What are "ADTs"?
Algebraic Data Types.
Lovely. What the heck does that mean?
It means you can mix product and sum types together.
Okay. I have one more question, and please start answering in English: What are product and sum types?
Product types you'll be deeply familiar with - it's when you make a
new type by combining others. For example, you could define a Person
type as the combination of a String
for their name, and an Int
for their
age. Like this:
type Person
= Person String Int
...or like this:
type Person
= Person
{ name : String
, age : Int
}
In C that'd be a struct. In Java you'd probably call it a POJO. In Clojure they say, "Just use a map."
Why's it called a 'product' type?
It might help to think of how many possible values there are for
Person
now.
It's all the possible values for String
, multiplied by all the
possible values for Int
. It's the multiple, or product, of the two
types.
Okay, product types combine types together. What's a sum type?
Well, product types are a bit like an AND
operation, aren't they?
They AND
types together. If you think of it that way, you're
instantly going to start to wonder what an OR
would look like. For
that, we can pull out another old chestnut from the Big Book of Type
Examples. Chapter two, playing cards:
type Suit
= Heart
| Spade
| Club
| Diamond
A suit is a heart, or a spade, or a club, or a diamond. Any one of those four values, but only one. It's an exclusive-or, as a type.
So a sum type is just an enum?
Well...yeah I suppose it is. But that's not what makes this interesting.
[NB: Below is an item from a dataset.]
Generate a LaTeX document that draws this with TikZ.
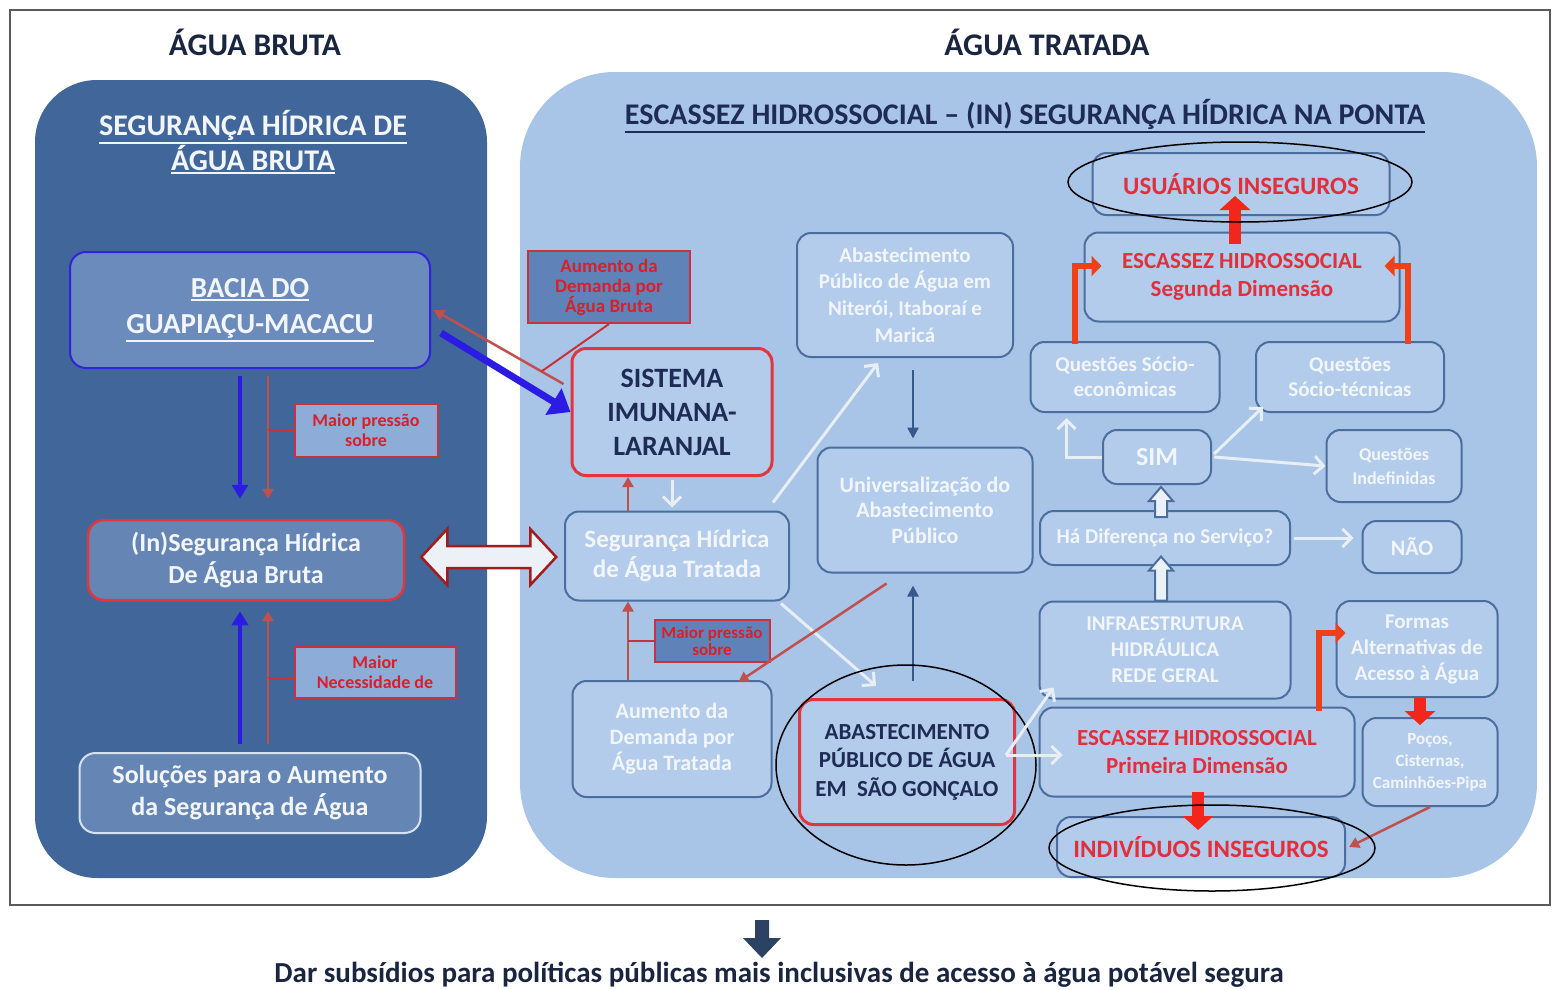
\documentclass[tikz,border=0pt]{standalone}
\usepackage{fontspec}
\setmainfont{Carlito}
\usetikzlibrary{arrows.meta,calc}

\definecolor{leftpanel}{HTML}{41679A}
\definecolor{rightpanel}{HTML}{A8C4E7}
\definecolor{darkfill}{HTML}{6586B5}
\definecolor{baciafill}{HTML}{6B8BBC}
\definecolor{baciablue}{HTML}{3322DD}
\definecolor{boxfill}{HTML}{B3CCEB}
\definecolor{boxline}{HTML}{4B6E9E}
\definecolor{boxtext}{HTML}{F2F6FB}
\definecolor{softline}{HTML}{D6E1EF}
\definecolor{navytext}{HTML}{1D2B55}
\definecolor{titlenavy}{HTML}{1A2540}
\definecolor{keyred}{HTML}{E2363F}
\definecolor{alertred}{HTML}{E12F3C}
\definecolor{tagred}{HTML}{C8323A}
\definecolor{tagtext}{HTML}{D8202B}
\definecolor{tagpale}{HTML}{8EACD8}
\definecolor{tagdeep}{HTML}{5F83B8}
\definecolor{thinred}{HTML}{C0504D}
\definecolor{vividblue}{HTML}{2B1BE3}
\definecolor{arrownavy}{HTML}{35598A}
\definecolor{arrowwhite}{HTML}{E8EEF6}
\definecolor{elbowred}{HTML}{F0401A}
\definecolor{blockred}{HTML}{F2261B}
\definecolor{darkred}{HTML}{A31C1C}
\definecolor{hollowfill}{HTML}{ECF1F8}
\definecolor{framegray}{HTML}{5A5A5A}
\definecolor{bottomnavy}{HTML}{2C4262}

\newcommand\fsz[2]{\fontsize{#1}{#2}\selectfont\bfseries}
\newcommand\ulin[1]{\leavevmode\vtop{\hbox{#1}\kern2pt\hrule height 1.8pt}}

\tikzset{
  panelbox/.style={rectangle, rounded corners=14pt, line width=2pt, align=center, inner sep=0pt},
  lightbox/.style={panelbox, draw=boxline, fill=boxfill, text=boxtext},
  darkbox/.style={panelbox, rounded corners=16pt, fill=darkfill, text=boxtext},
  keybox/.style={lightbox, draw=keyred, line width=3pt, text=navytext},
  tagbox/.style={rectangle, draw=tagred, line width=2pt, align=center, inner sep=0pt, text=tagtext},
  heading/.style={align=center, inner sep=0pt},
  redthin/.style={draw=thinred, line width=2.5pt, -{Triangle[length=10pt,width=11pt]}},
  bluearrow/.style={draw=vividblue, line width=4.5pt, -{Triangle[length=14pt,width=16pt]}},
  bluebig/.style={draw=vividblue, line width=7pt, -{Triangle[length=20pt,width=30pt]}},
  navyarrow/.style={draw=arrownavy, line width=2.5pt, -{Triangle[length=11pt,width=11pt]}},
  whitearrow/.style={draw=arrowwhite, line width=3pt, -{Straight Barb[length=9pt,width=18pt]}},
  redelbow/.style={draw=elbowred, line width=6pt, -{Triangle[length=10pt,width=20pt]}},
  redblock/.style={draw=blockred, line width=12pt, -{Triangle[length=14pt,width=30pt]}},
  hollowblue/.style={draw=boxline, line width=2pt, fill=hollowfill},
  hollowred/.style={draw=darkred, line width=2.5pt, fill=hollowfill},
  tagline/.style={draw=tagred, line width=2pt},
  ring/.style={draw=black, line width=1.5pt}
}

\begin{document}
\begin{tikzpicture}[x=1pt, y=-1pt]
  \useasboundingbox[fill=white] (0,0) rectangle (1560,990);
  \fill[leftpanel, rounded corners=62pt] (35,80) rectangle (487,878);
  \fill[rightpanel, rounded corners=95pt] (520,72) rectangle (1537,878);
  \draw[framegray, line width=1.6pt] (10,10) rectangle (1550,905);

  % titles
  \node[heading, text=titlenavy, font=\fsz{31.5}{36}] (tBruta) at (255,42) {ÁGUA BRUTA};
  \node[heading, text=titlenavy, font=\fsz{31.5}{36}] (tTratada) at (1047,42) {ÁGUA TRATADA};
  \node[heading, text=boxtext, font=\fsz{30}{35}] (hBruta) at (253,142) {\ulin{SEGURANÇA HÍDRICA DE}\\\ulin{ÁGUA BRUTA}};
  \node[heading, text=navytext, font=\fsz{30}{35}] (hTratada) at (1025,116) {\ulin{ESCASSEZ HIDROSSOCIAL – (IN) SEGURANÇA HÍDRICA NA PONTA}};

  % agua bruta
  \node[darkbox, fill=baciafill, draw=baciablue, minimum width=360, minimum height=116, font=\fsz{29}{36}] (bacia) at (250,310) {\ulin{BACIA DO}\\\ulin{GUAPIAÇU-MACACU}};
  \node[darkbox, draw=keyred, line width=2.5pt, minimum width=316, minimum height=80, font=\fsz{26}{32}] (insegB) at (246,560) {(In)Segurança Hídrica\\De Água Bruta};
  \node[darkbox, draw=softline, minimum width=341, minimum height=80, font=\fsz{26}{32}] (solucoes) at (250,793) {Soluções para o Aumento\\da Segurança de Água};
  \node[tagbox, fill=tagpale, minimum width=143, minimum height=53, font=\fsz{18}{20}] (tagP) at (366,430) {Maior pressão\\sobre};
  \node[tagbox, fill=tagpale, minimum width=161, minimum height=51, font=\fsz{18}{20}] (tagN) at (375,672) {Maior\\Necessidade de};

  \coordinate (lanB) at (240,0);
  \coordinate (lanR) at (268,0);
  \draw[bluearrow, shorten <=7pt, shorten >=20pt] (bacia.south -| lanB) -- (insegB.north -| lanB);
  \draw[redthin, shorten <=7pt, shorten >=20pt] (bacia.south -| lanR) -- (insegB.north -| lanR);
  \draw[tagline] (tagP.west) -- (tagP.west -| lanR);
  \draw[bluearrow, shorten <=8pt, shorten >=10pt] (solucoes.north -| lanB) -- (insegB.south -| lanB);
  \draw[redthin, shorten <=8pt, shorten >=10pt] (solucoes.north -| lanR) -- (insegB.south -| lanR);
  \draw[tagline] ($(tagN.west)+(0,6)$) -- ($(tagN.west -| lanR)+(0,6)$);

  \draw[hollowred] ($(insegB.east)+(16,-3)$) -- ++(26,-28) -- ++(0,17) -- ++(83,0) -- ++(0,-17) -- ++(26,28)
    -- ++(-26,28) -- ++(0,-17) -- ++(-83,0) -- ++(0,17) -- cycle;

  % agua tratada, centre
  \node[tagbox, fill=tagdeep, minimum width=162, minimum height=72, font=\fsz{19}{20}] (aumB) at (609,287) {Aumento da\\Demanda por\\Água Bruta};
  \node[keybox, minimum width=200, minimum height=127, font=\fsz{28}{34}] (sistema) at (672,412) {SISTEMA\\IMUNANA-\\LARANJAL};
  \node[lightbox, minimum width=224, minimum height=89, font=\fsz{25}{30}] (seg) at (677,556) {Segurança Hídrica\\de Água Tratada};
  \node[tagbox, fill=tagdeep, minimum width=115, minimum height=42, font=\fsz{17}{17}] (tagM) at (712,641) {Maior pressão\\sobre};
  \node[lightbox, minimum width=199, minimum height=116, font=\fsz{22}{26}] (aumT) at (672,739) {Aumento da\\Demanda por\\Água Tratada};
  \node[lightbox, minimum width=216, minimum height=124, font=\fsz{21}{26.7}] (niteroi) at (905,295) {Abastecimento\\Público de Água em\\Niterói, Itaboraí e\\Maricá};
  \node[lightbox, minimum width=215, minimum height=125, font=\fsz{22}{25.5}] (univ) at (925,510) {Universalização do\\Abastecimento\\Público};
  \node[keybox, minimum width=215, minimum height=125, font=\fsz{23}{28.5}] (sg) at (907,762) {ABASTECIMENTO\\PÚBLICO DE ÁGUA\\EM\ \ SÃO GONÇALO};

  \draw[redthin] ($(sistema.north west)+(-7,37)$) -- coordinate[pos=0.17] (hook) ($(bacia.east)+(3,0)$);
  \draw[tagline] (aumB.south) -- (hook);
  \draw[bluebig] ($(bacia.east)+(10,23)$) -- (sistema.west);

  \coordinate (lanT) at (628,0);
  \draw[whitearrow, shorten <=3pt, shorten >=3pt] (sistema.south) -- (sistema.south |- seg.north);
  \draw[redthin] (seg.north -| lanT) -- (sistema.south -| lanT);
  \draw[redthin] (aumT.north -| lanT) -- (seg.south -| lanT);
  \draw[tagline] (tagM.west) -- (tagM.west -| lanT);
  \draw[whitearrow] ($(seg.north east)+(-17,-8)$) -- ($(niteroi.south)+(-27,5)$);
  \draw[whitearrow] ($(seg.south east)+(-9,2)$) -- ($(sg.north west)+(78,-12)$);
  \draw[redthin] ($(univ.south west)+(70,10)$) -- ($(aumT.north east)+(-34,2)$);

  \coordinate (lanN) at (913,0);
  \draw[navyarrow, shorten <=12pt, shorten >=8pt] (niteroi.south -| lanN) -- (univ.north -| lanN);
  \draw[navyarrow, shorten <=17pt, shorten >=12pt] (sg.north -| lanN) -- (univ.south -| lanN);
  \draw[ring] ($(sg.center)+(-1,3)$) ellipse [x radius=130pt, y radius=100pt];

  % agua tratada, right
  \node[lightbox, minimum width=297, minimum height=62, text=alertred, font=\fsz{25}{30}] (usu) at (1241,184) {USUÁRIOS INSEGUROS};
  \node[lightbox, minimum width=315, minimum height=89, text=alertred, font=\fsz{23}{28}] (esc2) at (1242,277) {ESCASSEZ HIDROSSOCIAL\\Segunda Dimensão};
  \node[lightbox, minimum width=189, minimum height=70, font=\fsz{21}{25}] (socioE) at (1125,377) {Questões Sócio-\\econômicas};
  \node[lightbox, minimum width=188, minimum height=70, font=\fsz{21}{25}] (socioT) at (1350,377) {Questões\\Sócio-técnicas};
  \node[lightbox, minimum width=108, minimum height=54, font=\fsz{26}{30}] (sim) at (1157,457) {SIM};
  \node[lightbox, minimum width=135, minimum height=72, font=\fsz{18}{24}] (indef) at (1394,466) {Questões\\Indefinidas};
  \node[lightbox, minimum width=250, minimum height=54, font=\fsz{21}{25}] (ha) at (1165,538) {Há Diferença no Serviço?};
  \node[lightbox, minimum width=99, minimum height=52, font=\fsz{22}{26}] (nao) at (1412,547) {NÃO};
  \node[lightbox, minimum width=251, minimum height=97, font=\fsz{21}{26}] (infra) at (1165,650) {INFRAESTRUTURA\\HIDRÁULICA\\REDE GERAL};
  \node[lightbox, minimum width=161, minimum height=96, font=\fsz{21}{26}] (formas) at (1417,649) {Formas\\Alternativas de\\Acesso à Água};
  \node[lightbox, minimum width=315, minimum height=89, text=alertred, font=\fsz{23}{28}] (esc1) at (1197,752) {ESCASSEZ HIDROSSOCIAL\\Primeira Dimensão};
  \node[lightbox, minimum width=135, minimum height=88, font=\fsz{17}{22}] (pocos) at (1430,762) {Poços,\\Cisternas,\\Caminhões-Pipa};
  \node[lightbox, minimum width=288, minimum height=60, text=alertred, font=\fsz{25}{30}] (indiv) at (1201,847) {INDIVÍDUOS INSEGUROS};

  \draw[whitearrow] ($(sg.east)+(-10,-7)$) -- ($(infra.south west)+(15,-12)$);
  \draw[whitearrow] ($(sg.east)+(-10,-7)$) -- ($(esc1.west)+(24,3)$);
  \draw[hollowblue] ($(infra.north)+(-4,0)$) ++(-6,0) -- ++(0,-30) -- ++(-6,0) -- ++(12,-14) -- ++(12,14) -- ++(-6,0) -- ++(0,30) -- cycle;
  \draw[hollowblue] ($(ha.north)+(-4,7)$) ++(-6,0) -- ++(0,-16) -- ++(-6,0) -- ++(12,-14) -- ++(12,14) -- ++(-6,0) -- ++(0,16) -- cycle;
  \draw[whitearrow, shorten <=3pt, shorten >=8pt] (ha.east) -- (ha.east -| nao.west);
  \draw[whitearrow] (sim.west) -| ($(socioE.south west)+(37,5)$);
  \draw[whitearrow] ($(sim.east)+(2,-3)$) -- ($(socioT.south west)+(8,-6)$);
  \draw[whitearrow] ($(sim.east)+(2,0)$) -- (indef.west);

  \draw[redelbow] ($(socioE.north west)+(45,3)$) |- ($(esc2.west)+(18,-11)$);
  \draw[redelbow] ($(socioT.north east)+(-37,3)$) |- ($(esc2.east)+(-16,-11)$);
  \draw[redblock] ($(esc2.north)+(-7,12)$) -- ($(usu.south)+(-6,-20)$);
  \draw[ring] ($(usu.center)+(-1,-2)$) ellipse [x radius=172pt, y radius=40pt];

  \draw[redelbow] ($(esc1.north east)+(-37,4)$) |- ($(formas.west)+(10,-16)$);
  \draw[redblock] ($(formas.south)+(3,0)$) -- ($(pocos.north)+(-10,8)$);
  \draw[redblock] ($(esc1.south)+(1,-6)$) -- ($(indiv.north)+(-3,14)$);
  \draw[redthin] (pocos.south) -- ($(indiv.east)+(3,0)$);
  \draw[ring] ($(indiv.center)+(11,1)$) ellipse [x radius=163pt, y radius=43pt];

  % conclusion
  \fill[bottomnavy] (755,920) -- ++(14,0) -- ++(0,18) -- ++(12,0) -- ++(-19,20) -- ++(-19,-20) -- ++(12,0) -- cycle;
  \node[heading, text=titlenavy, font=\fsz{29}{32}] (concl) at (779,975) {Dar subsídios para políticas públicas mais inclusivas de acesso à água potável segura};
\end{tikzpicture}
\end{document}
An ADT isn't just structs and enums, it's the free mixing of them to make sophisticated data models.
Give me a concrete example.
Glad you asked. I'm going to make a credit card payment. When the answer comes back from my payment provider, there are lots of things that could happen. Hopefully it goes well and I get a receipt ID back as a string. But maybe the card on file has expired, and I get a few details about the card to prompt the user with. Or it just blows up with different kinds of error. I can model all possible responses neatly with an ADT, like so:
type PaymentResponse
= Paid String
| CardExpired Int Date
| HttpError Int String
| AuthError
Here we have Paid
, which is a wrapper around a String
;
CardExpired
and HttpError
which are product types; and AuthError
which is a "traditional" enum value. All mixed together in a sum type
to model all possible payment responses.
Most languages don't have support for this. They might have enums, but not ones that carry data. You can't have an enum of structs or an enum of POJOs1.
Clojure's an interesting case where it does have ADTs, but they're possibly too flexible. You can mix together maps, lists and primitives to make any shape of data you like. But you can suffer with the exclusion problem. While you can say all these things are valid responses:
{:paid "eefa9112"}
{:card-expired [8783 #date "03/19"]}
{:http-error [500 "Server just exploded"]}
:auth-error
...you have a harder time saying what isn't a valid response, like:
{:card-expired "we don't know why"}
That's where Plumatic schema and spec become essential.
So is that it? Is that all an ADT is?
No. You're at the entrance to a delightful rabbit hole. ADTs can have type variables, and can be further generalised, and all sorts of useful stuff. But if you have the core idea - mixing and matching ANDs and ORs to build up data models - you're on your way.
So why is it useful?
Because data-modelling is the most important thing we do, so tools for modelling data are fundamentally interesting. But let me give you a concrete example of something cool to go away with. Once we've defined our rich data type, a suitably-savvy compiler will be able to help us use it properly. Here's some pseudo-code to handle payment responses:
handle paymentResponse =
case paymentResponse of
Paid id ->
insert db "receipts" db id
CardExpired fourDigits date ->
notifyUser ("Your card " ++ fourDigits ++ " expired on " ++ date ++ ".")
HttpError code msg ->
logError code msg
Did you spot the error in that code? You probably did, but the compiler is guaranteed to notice:
-- MISSING PATTERNS ---------------------------------------------- src/Main.elm
This `case` does not have branches for all possibilities.
...
You need to account for the following values:
PaymentResponse.AuthError
Add a branch to cover this pattern!
The compiler knows which values PaymentResponse
can have, and so can check our case
statements for completeness. In this case, it's instantly noticed that
we've ignored the authorization failure.
Sweet. Okay, last question. If there's AND and OR...where's NOT?
You mean a type that can be any type except something?
Yeah.
Interesting question. Yup, that'd still be part of an Algebra of Data Types, so it'd count. I've never seen it though. Let me know if you do...